Turquie-Daech : relations ambiguës
Si les violences commises en Indonésie et au Pakistan ont trouvé leurs justifications, l’attentat suicide, qui a récemment tué 10 touristes allemands en Turquie, reste, pourtant, le plus énigmatique. Or, comment Daech frappe-t-il un pays considéré comme son rempart et son parrain ? L’EI et Ankara ont des intérêts stratégiques et économiques communs comme leur volonté de s’emparer du pétrole de la Syrie et de l’Iraq, surtout que la Turquie est un pays très pauvre en énergie. Depuis l’émergence de Daech, les dirigeants turcs étaient accusés de complaisance envers ces djihadistes : soutien financier, facilités de passage à la frontière, livraisons d’armes, etc. Ces relations de complaisance sont apparues au grand jour au moment de la bataille de Kobané (nord de la Syrie) fin 2014 quand l’armée turque a refusé de venir en aide aux combattants kurdes qui défendaient la ville face aux djihadistes. Mais un revirement turc est survenu le 20 juillet 2015 après l’attentat djihadiste qui a provoqué la mort de 34 partisans de la cause kurde à Suruç, à la frontière syrienne. Sous la pression de ses alliés, la Turquie a rejoint en août dernier la coalition internationale et pilonné à plusieurs reprises des cibles djihadistes. « Ce qui se passe entre Ankara et Daech n’est qu’une pièce de théâtre.
Un complot très clair. C’est vrai qu’Ankara a adressé des frappes à l’EI mais c’était des frappes faibles et inefficaces. Ankara s’est servi de cette guerre contre Daech simplement pour frapper la rébellion kurde. Les deux alliés sont liés par de forts intérêts économiques : le pétrole est au centre de ces intérêts. La récente attaque de Daech contre Istanbul n’est qu’une scène dans cette pièce de théâtre dont Erdogan va largement se servir pour se disculper de toutes les accusations concernant son soutien à ce réseau terroriste. Les deux alliés font semblant de s’affronter pour tromper la communauté internationale », explique Dr Norhane.

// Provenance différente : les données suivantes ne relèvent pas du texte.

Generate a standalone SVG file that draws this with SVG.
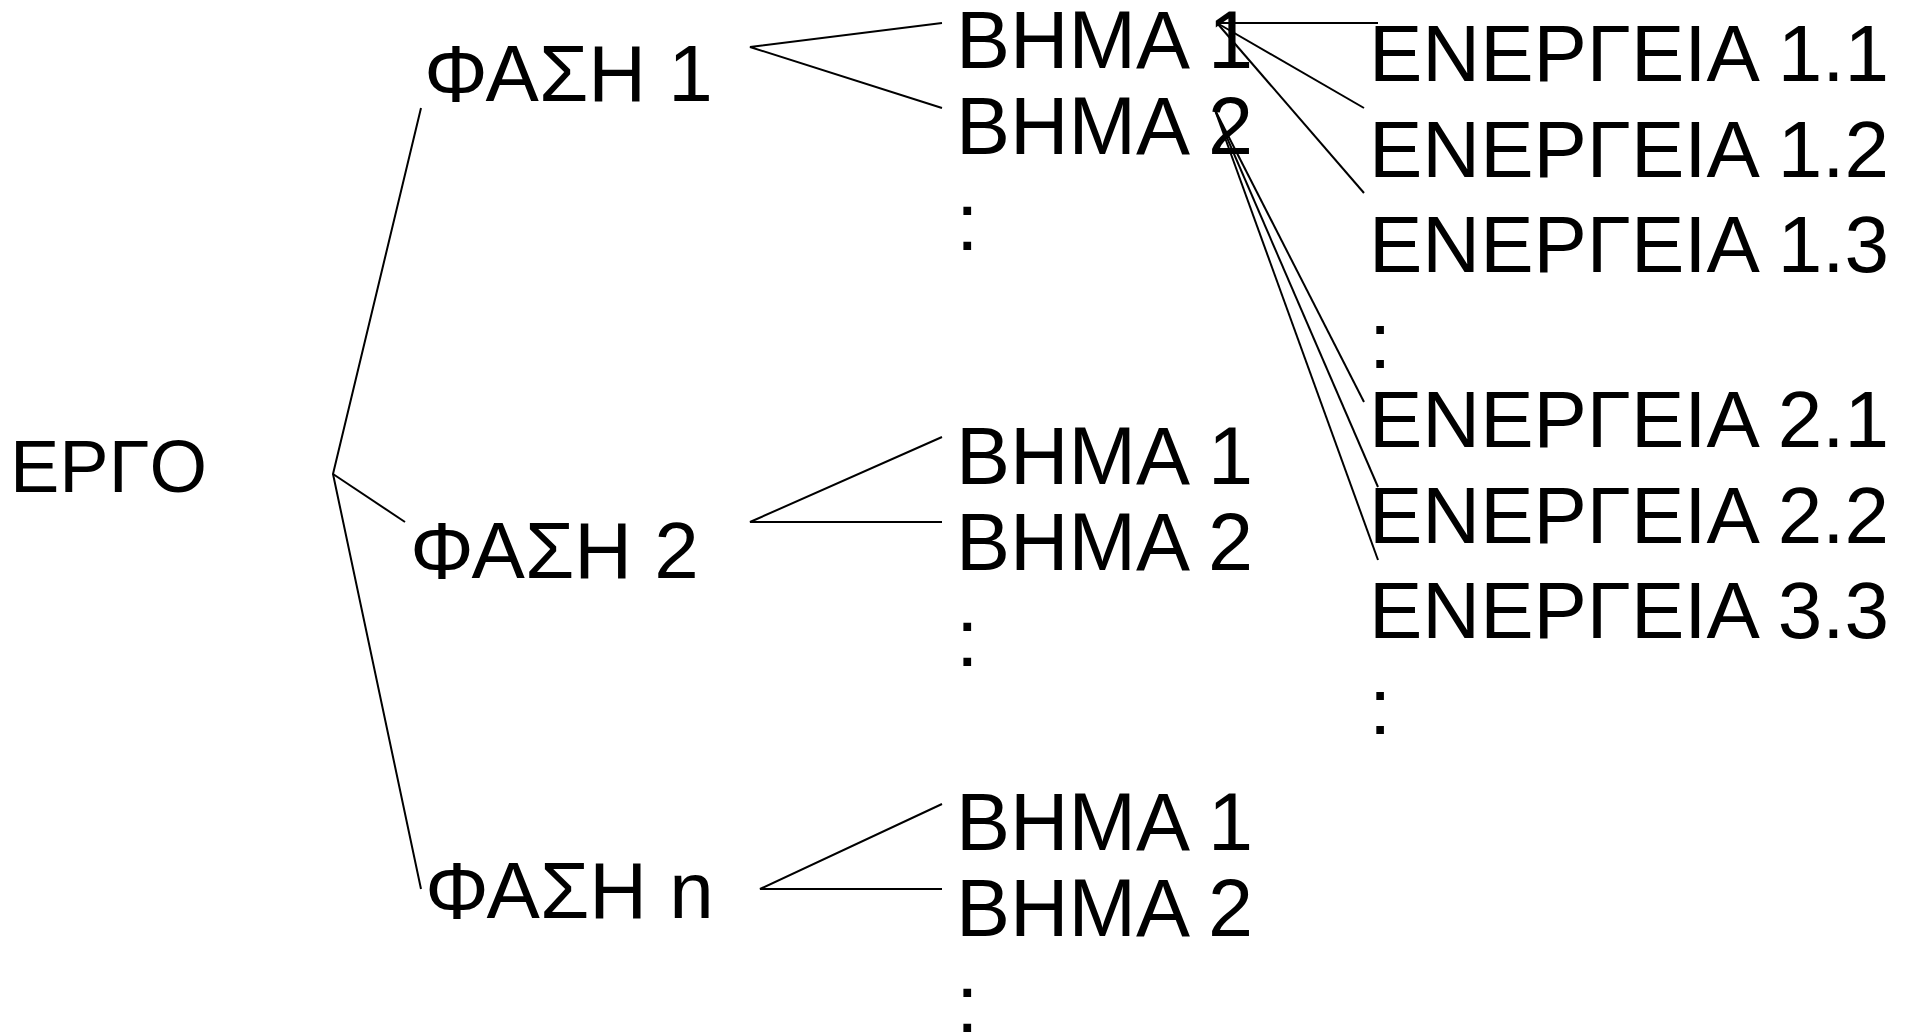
<svg xmlns="http://www.w3.org/2000/svg" width="1914" height="1036" viewBox="0 0 1914 1036">
  <style>
    text { font-family: "Liberation Sans", Arial, sans-serif; fill: #000; }
    .lbl { font-size: 80px; }
    .step { font-size: 81px; }
    .root { font-size: 74px; }
    .link { stroke: #000; stroke-width: 2; fill: none; stroke-linecap: butt; }
  </style>
  <rect x="0" y="0" width="1914" height="1036" fill="#fff"/>

  <!-- connectors -->
  <g id="connectors">
    <!-- project to phases -->
    <polyline class="link" points="421,108 333,474 421,889"/>
    <line class="link" x1="333" y1="474" x2="405" y2="522"/>
    <!-- phase 1 to its steps -->
    <polyline class="link" points="942,23 750,47 942,108"/>
    <!-- phase 2 to its steps -->
    <polyline class="link" points="942,437 750,522 942,522"/>
    <!-- phase n to its steps -->
    <polyline class="link" points="942,804 760,889 942,889"/>
    <!-- step 1 to activities 1.x -->
    <line class="link" x1="1217" y1="23" x2="1378" y2="23"/>
    <line class="link" x1="1217" y1="23" x2="1364" y2="108"/>
    <line class="link" x1="1217" y1="23" x2="1364" y2="193"/>
    <!-- step 2 to activities 2.x / 3.3 -->
    <line class="link" x1="1215" y1="110" x2="1364" y2="402"/>
    <line class="link" x1="1215" y1="110" x2="1378" y2="487"/>
    <line class="link" x1="1215" y1="110" x2="1378" y2="560"/>
  </g>

  <!-- root -->
  <g id="ergo"><text class="root" x="10" y="492">ΕΡΓΟ</text></g>

  <!-- phases -->
  <g id="fasi-1"><text class="lbl" x="424" y="101">ΦΑΣΗ 1</text></g>
  <g id="fasi-2"><text class="lbl" x="410" y="578">ΦΑΣΗ 2</text></g>
  <g id="fasi-n"><text class="lbl" x="425" y="918">ΦΑΣΗ n</text></g>

  <!-- steps of phase 1 -->
  <g id="f1-vima-1"><text class="step" x="956" y="68">ΒΗΜΑ 1</text></g>
  <g id="f1-vima-2"><text class="step" x="956" y="154">ΒΗΜΑ 2</text></g>
  <g id="f1-more"><text class="step" x="956" y="250">:</text></g>

  <!-- steps of phase 2 -->
  <g id="f2-vima-1"><text class="step" x="956" y="484">ΒΗΜΑ 1</text></g>
  <g id="f2-vima-2"><text class="step" x="956" y="570">ΒΗΜΑ 2</text></g>
  <g id="f2-more"><text class="step" x="956" y="666">:</text></g>

  <!-- steps of phase n -->
  <g id="fn-vima-1"><text class="step" x="956" y="850">ΒΗΜΑ 1</text></g>
  <g id="fn-vima-2"><text class="step" x="956" y="936">ΒΗΜΑ 2</text></g>
  <g id="fn-more"><text class="step" x="956" y="1032">:</text></g>

  <!-- activities -->
  <g id="energeia-1-1"><text class="lbl" x="1369" y="81">ΕΝΕΡΓΕΙΑ 1.1</text></g>
  <g id="energeia-1-2"><text class="lbl" x="1369" y="177">ΕΝΕΡΓΕΙΑ 1.2</text></g>
  <g id="energeia-1-3"><text class="lbl" x="1369" y="272">ΕΝΕΡΓΕΙΑ 1.3</text></g>
  <g id="energeia-1-more"><text class="lbl" x="1369" y="368">:</text></g>
  <g id="energeia-2-1"><text class="lbl" x="1369" y="447">ΕΝΕΡΓΕΙΑ 2.1</text></g>
  <g id="energeia-2-2"><text class="lbl" x="1369" y="543">ΕΝΕΡΓΕΙΑ 2.2</text></g>
  <g id="energeia-3-3"><text class="lbl" x="1369" y="638">ΕΝΕΡΓΕΙΑ 3.3</text></g>
  <g id="energeia-more"><text class="lbl" x="1369" y="734">:</text></g>
</svg>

Quel que soit son motif, cet attentat marque une nouvelle étape dans les relations ambiguës entre la Turquie et les djihadistes. Il marque aussi un changement de cap dans la stratégie de l’EI dont les actions en Turquie étaient concentrées jusque-là sur des cibles kurdes et visent pour la première fois le tourisme, secteur-clé pour l’économie turque. Loin de ces relations équivoques, une chose semble sûre : Daech a prouvé cette semaine à la communauté internationale qu’il peut frapper là où il veut. Il a d’abord frappé Paris (coeur de l’Europe), puis l’Indonésie (sud-est asiatique), le Pakistan (centre de l’Asie) et la Turquie (ouest de l’Asie). Il a aussi ses cellules en Afrique que ce soit en Libye, au Nigeria, au Yémen ou en Somalie. « Mais, ce que fait Daech n’est que la danse de la mort. Les superpuissances ne vont plus rester les bras croisés face à ce danger qui s’implante et les menace elles-mêmes. Elles vont tout faire pour lui barrer la route en Asie comme elles l’ont fait au Moyen-Orient », prévoit Dr Al-Cheikh.